■ To do
Answer with a single number: how many lines in the listing below include "chart"?
-- Start Data lines --
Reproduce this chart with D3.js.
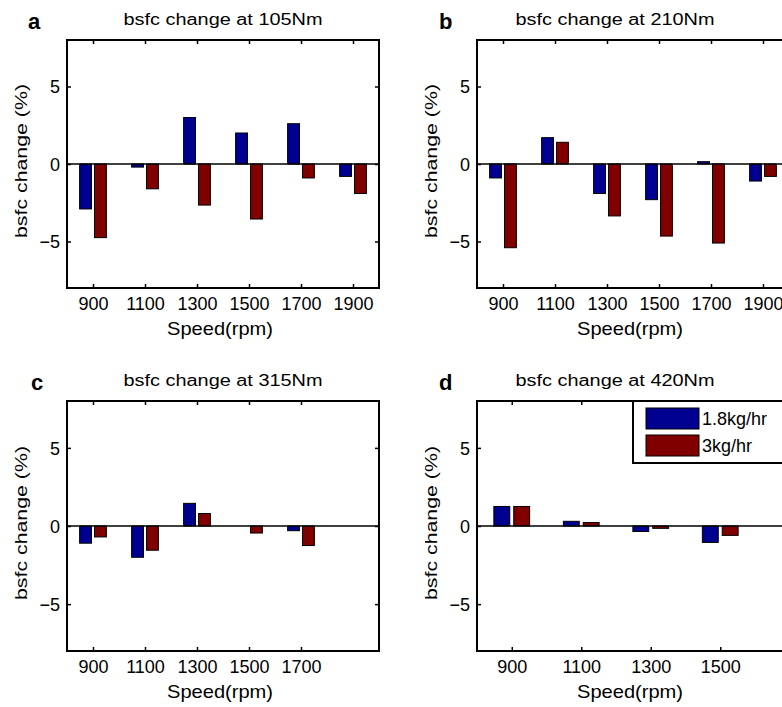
<!DOCTYPE html>
<html>
<head>
<meta charset="utf-8">
<script src="https://cdn.jsdelivr.net/npm/d3@7"></script>
<style>
  body { margin: 0; background: #fff; }
  text { font-family: "Liberation Sans", Arial, sans-serif; fill: #000; }
</style>
</head>
<body>
<div class="chart"></div>
<script>
// series
const seriesNames = ['1.8kg/hr', '3kg/hr'];
const seriesColors = ['#000090', '#800000'];

// speeds (rpm) per panel
const speedsA = [900, 1100, 1300, 1500, 1700, 1900];
const speedsB = [900, 1100, 1300, 1500, 1700, 1900];
const speedsC = [900, 1100, 1300, 1500, 1700];
const speedsD = [900, 1100, 1300, 1500];

// bsfc change (%)
const a18 = [-2.9, -0.2, 3.0, 2.0, 2.6, -0.8];
const a3  = [-4.75, -1.6, -2.65, -3.55, -0.9, -1.9];
const b18 = [-0.9, 1.7, -1.9, -2.3, 0.15, -1.1];
const b3  = [-5.4, 1.4, -3.35, -4.65, -5.1, -0.8];
const c18 = [-1.1, -2.0, 1.45, 0, -0.3];
const c3  = [-0.7, -1.55, 0.8, -0.45, -1.25];
const d18 = [1.25, 0.3, -0.35, -1.05];
const d3v = [1.25, 0.22, -0.15, -0.6];

const yTicks = [-5, 0, 5];

const w = 782, h = 707;

const panels = [
  { letter: 'a', title: 'bsfc change at 105Nm', speeds: speedsA, values: [a18, a3], slots: 6, left: 67, top: 40, bottom: 288, unit: 52, titleX: 223, letterX: 28 },
  { letter: 'b', title: 'bsfc change at 210Nm', speeds: speedsB, values: [b18, b3], slots: 6, left: 477, top: 40, bottom: 288, unit: 52, titleX: 615, letterX: 439 },
  { letter: 'c', title: 'bsfc change at 315Nm', speeds: speedsC, values: [c18, c3], slots: 6, left: 67, top: 401, bottom: 651, unit: 52, titleX: 223, letterX: 31 },
  { letter: 'd', title: 'bsfc change at 420Nm', speeds: speedsD, values: [d18, d3v], slots: 5, left: 477, top: 401, bottom: 651, unit: 69.5, titleX: 615, letterX: 439, legend: true }
];

const svg = d3.select('.chart')
  .append('svg')
  .attr('width', w)
  .attr('height', h);

panels.forEach(p => {
  const right = p.left + p.slots * p.unit;
  const x = d3.scaleLinear().domain([0.5, p.slots + 0.5]).range([p.left, right]);
  const y = d3.scaleLinear().domain([-8, 8]).range([p.bottom, p.top]);
  const inner = d3.scaleBand()
    .domain(d3.range(seriesNames.length))
    .range([-0.286 * p.unit, 0.286 * p.unit])
    .paddingInner(0.2)
    .paddingOuter(0.1);

  const g = svg.append('g');
  const idx = p.speeds.map((s, i) => i + 1);

  // bars
  p.values.forEach((vals, s) => {
    g.selectAll(null)
      .data(vals)
      .enter()
      .append('rect')
      .attr('x', (d, i) => x(i + 1) + inner(s))
      .attr('y', d => y(Math.max(0, d)))
      .attr('width', inner.bandwidth())
      .attr('height', d => Math.abs(y(d) - y(0)))
      .attr('fill', seriesColors[s])
      .attr('stroke', '#000')
      .attr('stroke-width', 1);
  });

  // zero line
  g.append('line')
    .attr('x1', p.left).attr('x2', right)
    .attr('y1', y(0)).attr('y2', y(0))
    .attr('stroke', '#000')
    .attr('stroke-width', 1.5);

  // axes
  const xb = g.append('g')
    .attr('transform', `translate(0, ${p.bottom})`)
    .call(d3.axisBottom(x).tickValues(idx).tickFormat(d => p.speeds[d - 1]).tickSizeInner(-4).tickSizeOuter(0).tickPadding(9));
  const xt = g.append('g')
    .attr('transform', `translate(0, ${p.top})`)
    .call(d3.axisTop(x).tickValues(idx).tickFormat('').tickSizeInner(-4).tickSizeOuter(0));
  const yl = g.append('g')
    .attr('transform', `translate(${p.left}, 0)`)
    .call(d3.axisLeft(y).tickValues(yTicks).tickFormat(d3.format('d')).tickSizeInner(-4).tickSizeOuter(0).tickPadding(7));
  const yr = g.append('g')
    .attr('transform', `translate(${right}, 0)`)
    .call(d3.axisRight(y).tickValues(yTicks).tickFormat('').tickSizeInner(-4).tickSizeOuter(0));

  [xb, xt, yl, yr].forEach(a => {
    a.select('.domain').remove();
    a.selectAll('line').attr('stroke', '#000').attr('stroke-width', 1.5);
    a.selectAll('text')
      .attr('font-family', '"Liberation Sans", Arial, sans-serif')
      .attr('font-size', 18)
      .attr('fill', '#000');
  });
  yl.selectAll('text').attr('dy', '0.36em');

  // box
  g.append('rect')
    .attr('x', p.left).attr('y', p.top)
    .attr('width', right - p.left).attr('height', p.bottom - p.top)
    .attr('fill', 'none')
    .attr('stroke', '#000')
    .attr('stroke-width', 2);

  // title
  g.append('text')
    .attr('x', p.titleX)
    .attr('y', p.top - 15)
    .attr('text-anchor', 'middle')
    .attr('font-size', 16)
    .attr('textLength', 199)
    .attr('lengthAdjust', 'spacingAndGlyphs')
    .text(p.title);

  // panel letter
  g.append('text')
    .attr('x', p.letterX)
    .attr('y', p.top - 11)
    .attr('font-size', 22)
    .attr('font-weight', 'bold')
    .text(p.letter);

  // axis labels
  g.append('text')
    .attr('x', p.left + 153)
    .attr('y', p.bottom + 47)
    .attr('text-anchor', 'middle')
    .attr('font-size', 19)
    .attr('textLength', 106)
    .attr('lengthAdjust', 'spacingAndGlyphs')
    .text('Speed(rpm)');

  g.append('text')
    .attr('transform', `translate(${p.left - 40}, ${(p.top + p.bottom) / 2 - 3}) rotate(-90)`)
    .attr('text-anchor', 'middle')
    .attr('font-size', 17)
    .attr('textLength', 154)
    .attr('lengthAdjust', 'spacingAndGlyphs')
    .text('bsfc change (%)');

  // legend
  if (p.legend) {
    const lg = g.append('g');
    lg.append('rect')
      .attr('x', 633).attr('y', p.top)
      .attr('width', 200).attr('height', 62)
      .attr('fill', '#fff')
      .attr('stroke', '#000')
      .attr('stroke-width', 2);
    const items = lg.selectAll(null)
      .data(seriesNames)
      .enter()
      .append('g')
      .attr('transform', (d, i) => `translate(646, ${p.top + 7 + i * 27})`);
    items.append('rect')
      .attr('width', 53).attr('height', 21)
      .attr('fill', (d, i) => seriesColors[i])
      .attr('stroke', '#000');
    items.append('text')
      .attr('x', 56)
      .attr('y', 17)
      .attr('font-size', 18)
      .text(d => d);
  }
});
</script>
</body>
</html>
-- End Data lines --
■ Solution to the exercise
3